The best known of these are:
Service themes are commonly drawn from a bible text or a theological point of examination. The planning then involves marshalling the ingredients around the theme to illuminate it as part of the worship experience, and lead to prayer or some other response. Themes are an example of using cognition to keep people with each other.
Ritual Structures emerge when groups start to use services which have a basic structure which is repeated from one service to the next, but into which various elements either are injected anew each time, or where items evolve slowly over time. This isn't like the traditional 'liturgy' because those really were based around just fixed words and the ceremonial actions of a few ministers. Alternative worship allows continuity and variation patterns across a much broader diversity of media, and involves everyone in a much more active way. Ritual structure uses habit and consensus to keep people with each other.

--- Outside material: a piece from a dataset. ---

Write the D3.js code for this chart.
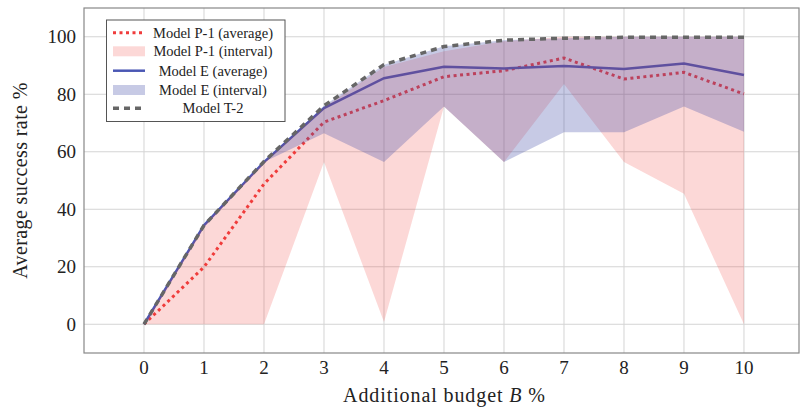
<!DOCTYPE html>
<html>
<head>
<meta charset="utf-8">
<script src="https://cdn.jsdelivr.net/npm/d3@7"></script>
<style>
  body { margin: 0; background: #fff; }
  text { font-family: "Liberation Serif", "DejaVu Serif", serif; fill: #222; }
</style>
</head>
<body>
<svg id="chart"></svg>
<script>
var budget = [0, 1, 2, 3, 4, 5, 6, 7, 8, 9, 10];

var p1Avg   = [0, 19.9, 48.8, 70.3, 77.8, 86.1, 88.2, 92.6, 85.3, 87.6, 80.1];
var p1Low   = [0, 0, 0, 56.4, 0.8, 75.7, 56.4, 83.6, 56.4, 45.4, 0];
var p1High  = [0, 34.4, 56.4, 75.5, 89.5, 95.0, 98.4, 100, 100, 100, 100];

var eAvg    = [0, 34.4, 56.4, 75.2, 85.6, 89.6, 89.0, 89.8, 88.8, 90.7, 86.7];
var eLow    = [0, 34.4, 56.4, 66.4, 56.4, 75.7, 56.4, 66.8, 66.8, 75.7, 67.0];
var eHigh   = [0, 34.4, 56.4, 76.0, 90.3, 96.7, 98.8, 99.5, 100, 100, 100];

var t2Avg   = [0, 34.4, 56.6, 76.0, 90.3, 96.6, 98.8, 99.5, 99.8, 99.8, 99.8];

var xTicks = [0, 1, 2, 3, 4, 5, 6, 7, 8, 9, 10];
var yTicks = [0, 20, 40, 60, 80, 100];

var legendLabels = ["Model P-1 (average)", "Model P-1 (interval)", "Model E (average)", "Model E (interval)", "Model T-2"];

var width = 801, height = 407;
var padLeft = 84, padRight = 799, padTop = 8, padBottom = 353;

var svg = d3.select("#chart")
    .attr("width", width)
    .attr("height", height);

var x = d3.scaleLinear().domain([-1, 10.917]).range([padLeft, padRight]);
var y = d3.scaleLinear().domain([-10, 110]).range([padBottom, padTop]);

// grid
svg.append("g").selectAll("line")
    .data(xTicks)
    .enter().append("line")
    .attr("x1", function (d) { return x(d); })
    .attr("x2", function (d) { return x(d); })
    .attr("y1", padTop)
    .attr("y2", padBottom)
    .attr("stroke", "#d4d4d4")
    .attr("stroke-width", 1);

svg.append("g").selectAll("line")
    .data(yTicks)
    .enter().append("line")
    .attr("x1", padLeft)
    .attr("x2", padRight)
    .attr("y1", function (d) { return y(d); })
    .attr("y2", function (d) { return y(d); })
    .attr("stroke", "#d4d4d4")
    .attr("stroke-width", 1);

function rows(avg, low, high) {
    return budget.map(function (b, i) {
        return { b: b, avg: avg ? avg[i] : null, low: low ? low[i] : null, high: high ? high[i] : null };
    });
}

var line = d3.line()
    .x(function (d) { return x(d.b); })
    .y(function (d) { return y(d.avg); });

var area = d3.area()
    .x(function (d) { return x(d.b); })
    .y0(function (d) { return y(d.low); })
    .y1(function (d) { return y(d.high); });

var plot = svg.append("g");

// average lines (under the shaded intervals)
plot.append("path")
    .datum(rows(p1Avg))
    .attr("d", line)
    .attr("fill", "none")
    .attr("stroke", "#f03c3c")
    .attr("stroke-width", 3)
    .attr("stroke-dasharray", "3,3.5");

plot.append("path")
    .datum(rows(eAvg))
    .attr("d", line)
    .attr("fill", "none")
    .attr("stroke", "#4a57b4")
    .attr("stroke-width", 2.5);

// intervals
plot.append("path")
    .datum(rows(null, p1Low, p1High))
    .attr("d", area)
    .attr("fill", "rgb(240,60,55)")
    .attr("fill-opacity", 0.2);

plot.append("path")
    .datum(rows(null, eLow, eHigh))
    .attr("d", area)
    .attr("fill", "rgb(70,80,170)")
    .attr("fill-opacity", 0.3);

// T-2
plot.append("path")
    .datum(rows(t2Avg))
    .attr("d", line)
    .attr("fill", "none")
    .attr("stroke", "#666")
    .attr("stroke-width", 3.5)
    .attr("stroke-dasharray", "6,5");

// frame
svg.append("rect")
    .attr("x", padLeft)
    .attr("y", padTop)
    .attr("width", padRight - padLeft)
    .attr("height", padBottom - padTop)
    .attr("fill", "none")
    .attr("stroke", "#888")
    .attr("stroke-width", 1.2);

// tick labels
svg.append("g").selectAll("text")
    .data(xTicks)
    .enter().append("text")
    .attr("x", function (d) { return x(d); })
    .attr("y", 374)
    .attr("text-anchor", "middle")
    .style("font-size", "19px")
    .text(function (d) { return d; });

svg.append("g").selectAll("text")
    .data(yTicks)
    .enter().append("text")
    .attr("x", 76)
    .attr("y", function (d) { return y(d); })
    .attr("dy", "0.35em")
    .attr("text-anchor", "end")
    .style("font-size", "19px")
    .text(function (d) { return d; });

// axis titles
var xt = svg.append("text")
    .attr("x", (padLeft + padRight) / 2 + 3)
    .attr("y", 402)
    .attr("text-anchor", "middle")
    .style("font-size", "20px")
    .style("letter-spacing", "0.9px");
xt.append("tspan").text("Additional budget ");
xt.append("tspan").style("font-style", "italic").text("B");
xt.append("tspan").text(" %");

svg.append("text")
    .attr("transform", "translate(27," + ((padTop + padBottom) / 2) + ") rotate(-90)")
    .attr("text-anchor", "middle")
    .style("font-size", "20px")
    .style("letter-spacing", "0.4px")
    .text("Average success rate %");

// legend
var lg = svg.append("g");
lg.append("rect")
    .attr("x", 106.5)
    .attr("y", 20)
    .attr("width", 178.5)
    .attr("height", 101.5)
    .attr("fill", "#fff")
    .attr("stroke", "#555")
    .attr("stroke-width", 1);

var legendY = [32.7, 51.3, 70.7, 90, 108.3];
var sampleX1 = 113, sampleX2 = 145;

lg.append("line")
    .attr("x1", sampleX1).attr("x2", sampleX2)
    .attr("y1", legendY[0]).attr("y2", legendY[0])
    .attr("stroke", "#f03c3c").attr("stroke-width", 3)
    .attr("stroke-dasharray", "3,3.5");
lg.append("rect")
    .attr("x", sampleX1).attr("y", legendY[1] - 5)
    .attr("width", sampleX2 - sampleX1).attr("height", 10)
    .attr("fill", "rgb(240,60,55)").attr("fill-opacity", 0.2);
lg.append("line")
    .attr("x1", sampleX1).attr("x2", sampleX2)
    .attr("y1", legendY[2]).attr("y2", legendY[2])
    .attr("stroke", "#4a57b4").attr("stroke-width", 2.5);
lg.append("rect")
    .attr("x", sampleX1).attr("y", legendY[3] - 5)
    .attr("width", sampleX2 - sampleX1).attr("height", 10)
    .attr("fill", "rgb(70,80,170)").attr("fill-opacity", 0.3);
lg.append("line")
    .attr("x1", sampleX1).attr("x2", sampleX2)
    .attr("y1", legendY[4]).attr("y2", legendY[4])
    .attr("stroke", "#666").attr("stroke-width", 3.5)
    .attr("stroke-dasharray", "6,5");

lg.selectAll(".lgtext")
    .data(legendLabels)
    .enter().append("text")
    .attr("class", "lgtext")
    .attr("x", 213)
    .attr("y", function (d, i) { return legendY[i]; })
    .attr("dy", "0.35em")
    .attr("text-anchor", "middle")
    .style("font-size", "14.5px")
    .text(function (d) { return d; });
</script>
</body>
</html>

Labyrinth - this is an enormous installation which frames the whole act of worship. People work their way around a labyrinth, plotted out on the floor or in 3D, using various resources dotted throughout the path to guide them in prayer. Normally it's necessary to lay on either some refreshments or other activity, since a labyrinth can only hold so many people at one time. Other installations could also be used this way, such as a guided walk, different 'rooms' which the service traverses, or other physical structuring. Labyrinths and their ilk use physical structuring to keep people within a shared worshipping experience.
With all these structures of cohesion, the idea is to keep people within sufficient boundaries to make a shared experience, which allows for both diversity and continuity from one person experiencing it to the next.